I have a Tomcat webapp which does some pretty memory and CPU-intensive tasks on the behalf of clients. This is normal and is the desired functionality. However, when I run Tomcat, memory usage skyrockets over time to upwards of 4.0GB at which time I usually kill the process as it's messing with everything else running on my development machine:
I thought I had inadvertently introduced a memory leak with my code, but after checking into it with VisualVM, I'm seeing a different story:
VisualVM is showing the heap as taking up approximately a GB of RAM, which is what I set it to do with CATALINA_OPTS="-Xms256m -Xmx1024".
Why is my system seeing this process as taking up a ton of memory when according to VisualVM, it's taking up hardly any at all?
After a bit of further sniffing around, I'm noticing that if multiple jobs are running simultaneously in the applications, memory does not get freed. However, if I wait for each job to complete before submitting another to my BlockingQueue serviced by an ExecutorService, then memory is recycled effectively. How can I debug this? Why would garbage collection/memory reuse differ?
You can't control what you want to control, -Xmx only controls the Java Heap, it doesn't control consumption of native memory by the JVM, which is consumed completely differently based on implementation. VisualVM is only showing you what the Heap is comsuming, it doesn't show what the entire JVM is consuming as native memory as an OS process. You will have to use OS level tools to see that, and they will report radically different numbers, usually much much larger than anything VisualVM reports, because the JVM uses up native memory in an entirely different way.
From the following article Thanks for the Memory ( Understanding How the JVM uses Native Memory on Windows and Linux )
Maintaining the heap and garbage collector use native memory you can't control.
More native memory is required to maintain the state of the
memory-management system maintaining the Java heap. Data structures
must be allocated to track free storage and record progress when
collecting garbage. The exact size and nature of these data structures
varies with implementation, but many are proportional to the size of
the heap.
and the JIT compiler uses native memory just like javac would
Bytecode compilation uses native memory (in the same way that a static
compiler such as gcc requires memory to run), but both the input (the
bytecode) and the output (the executable code) from the JIT must also
be stored in native memory. Java applications that contain many
JIT-compiled methods use more native memory than smaller applications.
and then you have the classloader(s) which use native memory
Java applications are composed of classes that define object structure
and method logic. They also use classes from the Java runtime class
libraries (such as java.lang.String) and may use third-party
libraries. These classes need to be stored in memory for as long as
they are being used.
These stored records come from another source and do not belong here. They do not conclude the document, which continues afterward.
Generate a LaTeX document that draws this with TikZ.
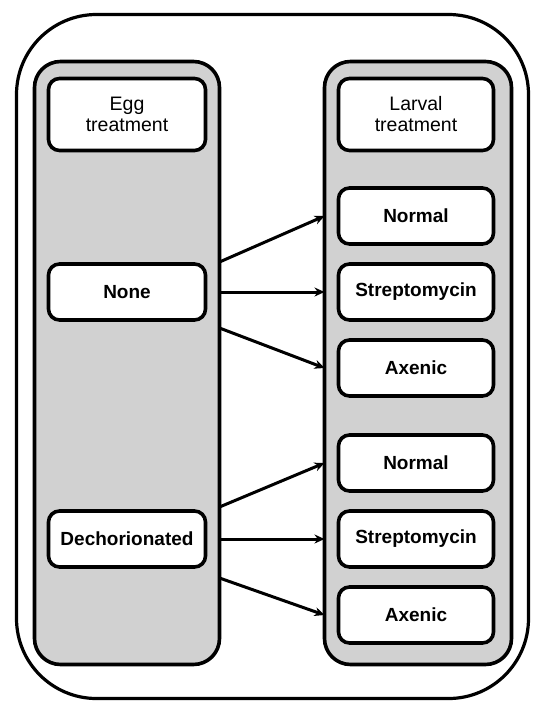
\documentclass[tikz,border=0pt]{standalone}
\usepackage{fontspec}
\setmainfont{Liberation Sans}
\usepackage{tikz}
\usetikzlibrary{positioning}
\usetikzlibrary{arrows.meta}
\usetikzlibrary{calc}

\begin{document}
\begin{tikzpicture}[x=1pt,y=-1pt, node distance=20pt,
  frame/.style={draw, line width=3.2pt, rounded corners=80pt, inner sep=0pt, outer sep=0pt},
  column/.style={draw, line width=3.6pt, fill=black!18, rounded corners=26pt, inner sep=0pt, outer sep=0pt, minimum height=603pt},
  head/.style={draw, line width=3.6pt, fill=white, rounded corners=11pt, inner sep=0pt, outer sep=0pt, minimum height=72pt, align=center, font=\fontsize{19.5}{21}\selectfont},
  entry/.style={draw, line width=3.6pt, fill=white, rounded corners=11pt, inner sep=0pt, outer sep=0pt, minimum width=155pt, minimum height=56pt, font=\fontsize{19}{21}\selectfont\bfseries},
  link/.style={line width=3pt, -{Stealth[length=10pt,width=9pt]}}]
\useasboundingbox (0,0) rectangle (536,705);
\node[frame, minimum width=512pt, minimum height=684pt] (frame) at (272.5,356.5) {};
\node[column, minimum width=185pt] (eggcol) at (127,363) {};
\node[column, minimum width=187pt] (larvcol) at (418,363) {};
\node[head, minimum width=157pt] (egghead) at (127,114.5) {Egg\\treatment};
\node[head, minimum width=155pt] (larvhead) at (416,114.5) {Larval\\treatment};

\node[entry] (norm1) at (416,216) {Normal};
\node[entry, below=of norm1] (strep1) {Streptomycin};
\node[entry, below=of strep1] (axen1) {Axenic};
\node[entry, below=39pt of axen1] (norm2) {Normal};
\node[entry, below=of norm2] (strep2) {Streptomycin};
\node[entry, below=of strep2] (axen2) {Axenic};

\node[entry, minimum width=157pt] (none) at (egghead |- strep1) {None};
\node[entry, minimum width=157pt] (dech) at (egghead |- strep2) {Dechorionated};

\draw[link] ([yshift=30pt]eggcol.east |- none) -- (larvcol.west |- norm1);
\draw[link] (eggcol.east |- none) -- (larvcol.west |- strep1);
\draw[link] ([yshift=-36pt]eggcol.east |- none) -- (larvcol.west |- axen1);
\draw[link] ([yshift=32pt]eggcol.east |- dech) -- (larvcol.west |- norm2);
\draw[link] (eggcol.east |- dech) -- (larvcol.west |- strep2);
\draw[link] ([yshift=-39pt]eggcol.east |- dech) -- (larvcol.west |- axen2);
\end{tikzpicture}
\end{document}
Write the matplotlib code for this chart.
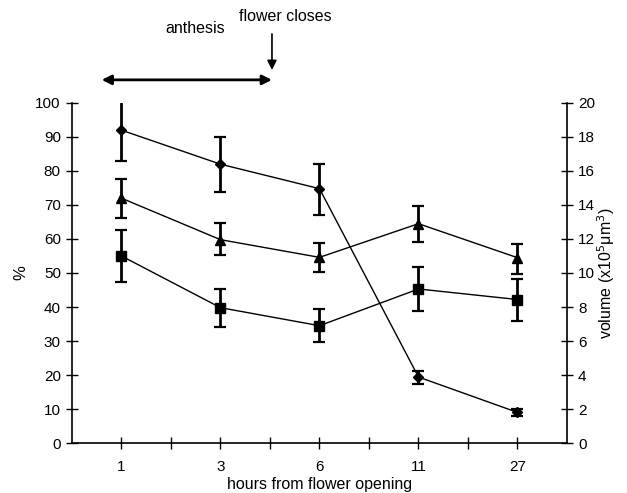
import matplotlib
matplotlib.use("Agg")
import matplotlib.pyplot as plt

plt.rcParams['font.family'] = ['Liberation Sans', 'DejaVu Sans']

hours = ["1", "3", "6", "11", "27"]
diamond = [92, 82, 74.8, 19.4, 9.0]
diamond_lo = [83, 73.8, 67, 17.3, 7.9]
diamond_hi = [101, 90, 82, 21.3, 9.9]
triangle = [72, 59.8, 54.6, 64.5, 54.5]
triangle_lo = [66.2, 55.2, 50.3, 59, 49.8]
triangle_hi = [77.7, 64.6, 58.8, 69.8, 58.5]
square = [55, 39.8, 34.5, 45.3, 42.2]
square_lo = [47.4, 34.2, 29.6, 38.9, 36.0]
square_hi = [62.7, 45.4, 39.3, 51.9, 48.2]

fig = plt.figure(figsize=(6.27, 4.93), dpi=100)
ax = fig.add_axes([0.1148, 0.1014, 0.7895, 0.6897])
x = list(range(1, len(hours) + 1))

for vals, lo, hi, mk, ms in [(diamond, diamond_lo, diamond_hi, 'D', 5.5),
                             (triangle, triangle_lo, triangle_hi, '^', 7),
                             (square, square_lo, square_hi, 's', 7)]:
    yerr = [[v - l for v, l in zip(vals, lo)], [h - v for v, h in zip(vals, hi)]]
    ax.errorbar(x, vals, yerr=yerr, fmt='-', marker=mk, ms=ms, color='black',
                lw=1.0, elinewidth=2.0, capsize=4, capthick=1.6, mfc='black', mec='black')

ax.set_xlim(0.5, 5.5)
ax.set_ylim(0, 100)
ax.set_yticks(range(0, 101, 10))
ax.set_xticks(x)
ax.set_xticklabels(hours)
ax.set_xticks([1.5, 2.5, 3.5, 4.5], minor=True)
ax.tick_params(axis='x', which='both', direction='inout', length=8, width=1, labelsize=11, pad=8)
ax.tick_params(axis='y', direction='inout', length=8, width=1, labelsize=11, pad=4)
for s in ['top', 'right']:
    ax.spines[s].set_visible(False)
for s in ['left', 'bottom']:
    ax.spines[s].set_linewidth(1.2)
ax.set_ylabel('%', fontsize=12, labelpad=5)
ax.set_xlabel('hours from flower opening', fontsize=11.5, labelpad=2.5)

ax2 = ax.twinx()
ax2.set_ylim(0, 20)
ax2.set_yticks(range(0, 21, 2))
ax2.tick_params(axis='y', direction='inout', length=8, width=1, labelsize=11, pad=4)
for s in ['top', 'left', 'bottom']:
    ax2.spines[s].set_visible(False)
ax2.spines['right'].set_linewidth(1.2)
ax2.set_ylabel(r'volume (x10$^5$$\mathregular{\mu}$m$^3$)', fontsize=11.5, labelpad=0)

# annotations
ax.annotate('', xy=(0.8, 106.8), xytext=(2.52, 106.8), xycoords='data',
            arrowprops=dict(arrowstyle='<|-|>', color='black', lw=2, mutation_scale=14,
                            shrinkA=0, shrinkB=0),
            annotation_clip=False)
ax.text(1.74, 122.0, 'anthesis', ha='center', va='center', fontsize=11.5, clip_on=False)
ax.annotate('', xy=(2.52, 109.7), xytext=(2.52, 120.3), xycoords='data',
            arrowprops=dict(arrowstyle='-|>', color='black', lw=1.2, mutation_scale=14,
                            shrinkA=0, shrinkB=0),
            annotation_clip=False)
ax.text(2.65, 125.5, 'flower closes', ha='center', va='center', fontsize=11.5, clip_on=False)

fig.savefig('out.png', dpi=100)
How classes are stored varies by implementation.
I won't even start quoting the section on Threads, I think you get the idea that
-Xmx doesn't control what you think it controls, it controls the JVM heap, not everything
goes in the JVM heap, and the heap takes up way more native memory that what you specify for
management and book keeping.
Plain and simple the JVM uses more memory than what is supplied in -Xms and -Xmx and the other command line parameters.
Here is a very detailed article on how the JVM allocates and manages memory, it isn't as simple as what you are expected based on your assumptions in your question, it is well worth a comprehensive read.
ThreadStack size in many implementations have minimum limits that vary by Operating System and sometimes JVM version; the threadstack setting is ignored if you set the limit below the native OS limit for the JVM or the OS ( ulimit on *nix has to be set instead sometimes ). Other command line options work the same way, silently defaulting to higher values when too small values are supplied. Don't assume that all the values passed in represent what are actually used.
The Classloaders, and Tomcat has more than one, eat up lots of memory that isn't documented easily. The JIT eats up a lot of memory, trading space for time, which is a good trade off most of the time.
You should also check for CPU usage and garbage collector.
It is possible that garbage collection pauses and the CPU gc consumes further slow down your machine.
Can someone give me some advice on this? I am reading in an old text and some notes from my teacher that when using multiple threads with Java it's necessary to write a special program for garbage collection.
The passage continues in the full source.